Re: ANN: LDPath - a path-based query language for querying the Linked Data Cloud from Sebastian Schaffert on 2011-12-02 (public-lod@w3.org from December 2011)

From: Sebastian Schaffert <sebastian.schaffert@salzburgresearch.at>
Date: Fri, 2 Dec 2011 10:17:15 +0100
To: Joshua Shinavier <josh@fortytwo.net>
Cc: Linking Open Data <public-lod@w3.org>, "semantic-web@w3.org >> semantic-web@w3.org" <semantic-web@w3.org>
Message-Id: <96391A11-3CE8-4BC8-A450-C1CAA80CAE26@salzburgresearch.at>
Hi Joshua,

Am 01.12.2011 um 18:48 schrieb Joshua Shinavier:

> 
> [...]
>> The statement regarding "more in line with Linked Data" is in comparison with SPARQL, which is too expressive to query distributed resources, especially when they are represented in the way Linked Data resources are represented.
> 
> 
> SQUIN [1] is a good example of using SPARQL to query the Web of Linked
> Data.  LinkedDataSail provides similar functionality.  Of course, not
> all SPARQL queries are appropriate for querying Linked Data, but it's
> certainly posible to write queries which are.  What with SPARQL 1.1
> Property Paths, it's hard to come up with simple path queries over
> Linked Data which you can't express in SPARQL.  

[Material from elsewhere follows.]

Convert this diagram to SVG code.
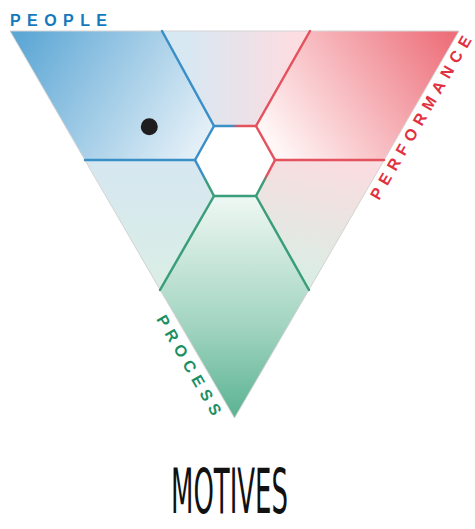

The point for me is not whether I can express a path query in SPARQL or not. Of course I can, because SPARQL is a very expressive and powerful language. However, as you say, not all SPARQL queries are appropriate for querying Linked Data. Even more so, they will return misleading results if they are building on the common Linked Data link traversal, because the results will not be complete. Consider a query for all resources that link to http://dbpedia.org/resource/Berlin - easily expressible in SPARQL but hard to return the complete result.

The danger is, if you give SPARQL to people, they will also use all possible constructs of SPARQL, not knowing that the results will not be correct or complete. The challenge is to design a language that is restricted enough to not yield misleading results for Linked Data and still expressive enough to make use of the full potential, but without repeating things you can already do in the host language (like Java or Groovy). 

Restricting to a path language is a very good approach because a path through a graph is a common idiom. SPARQL property paths alone are however not enough, because they rely on the surrounding SPARQL environment for e.g. doing filters and test. In LDPath we essentially used SPARQL property paths, but we took the node test concept from XPath to provide the filtering functionality.


> IMO, some of the main
> selling points of a dedicated path language are a less restricted set
> of primitive functions, general-purpose control constructs like loops
> and recursion, and the ability to reuse simple queries to build up
> more complex ones, all of which add to the expressivity of the
> language.

I would not like to have too many control flow constructs in a path language. Of course, in Riddle you have a scripting language in mind, and your functional programming approach fits well with path constructs. But in my scenarios, the path language will always be embedded in some host language - Java or Groovy or Scala or maybe Javascript - that already provides these control flow constructs. So why confuse the user with additional syntax if it is already available.

That said, I really like the way you design Riddle and try to provide as much expressivity as possible while still remaining within the bounds of Linked Data. As an independent language, this is extremely powerful. And I did a similar thing in my PhD some years ago (but then for XML), so I find this approach also very nice. :-)


> 
>> Regarding the comparison you have below: they indeed look very similar. :-)  Personally, however, I prefer the XPath-style because it is what people know from file systems and XPath. Our users typically don't yet have a deep understanding of RDF or of functional programming, so we want to stick to what they already know as much as possible.
> 
> 
> Even better, in my opinion, is a syntax which piggybacks on another,
> mainstream language.  One of the nice things about the Gremlin
> language I mentioned is that comes with Groovy and Scala bindings,
> which makes it especially friendly for anyone familiar with either of
> those languages.  Ripple now has Clojure (Lisp) bindings.  That way,
> the user only needs to learn the abstract syntax of the language, and
> it allows the implementation to be more easily embedded in other
> applications.  In your case, if it's XPath your users are familiar
> with, perhaps there would be some benefit in making LDPath an actual
> subset of XPath.

It actually is - as far as it makes sense. However, XPath was developed with a different data model in mind - one where there is a defined document order, a tree structure, no cycles, backwards axes, a different way of identifying the language of an element, etc. But you are right, and if we have more time we will try to align the language more with XPath, especially the function sets they have there.

Creating a Groovy-like API (bindings as you call it) could, however, also be an interesting exercise and useful in some situations. And it won't even need a parser … ;-)


Greetings,

Sebastian
-- 
| Dr. Sebastian Schaffert          sebastian.schaffert@salzburgresearch.at
| Salzburg Research Forschungsgesellschaft  http://www.salzburgresearch.at
| Head of Knowledge and Media Technologies Group          +43 662 2288 423
| Jakob-Haringer Strasse 5/II
| A-5020 Salzburg
Received on Friday, 2 December 2011 09:18:18 UTC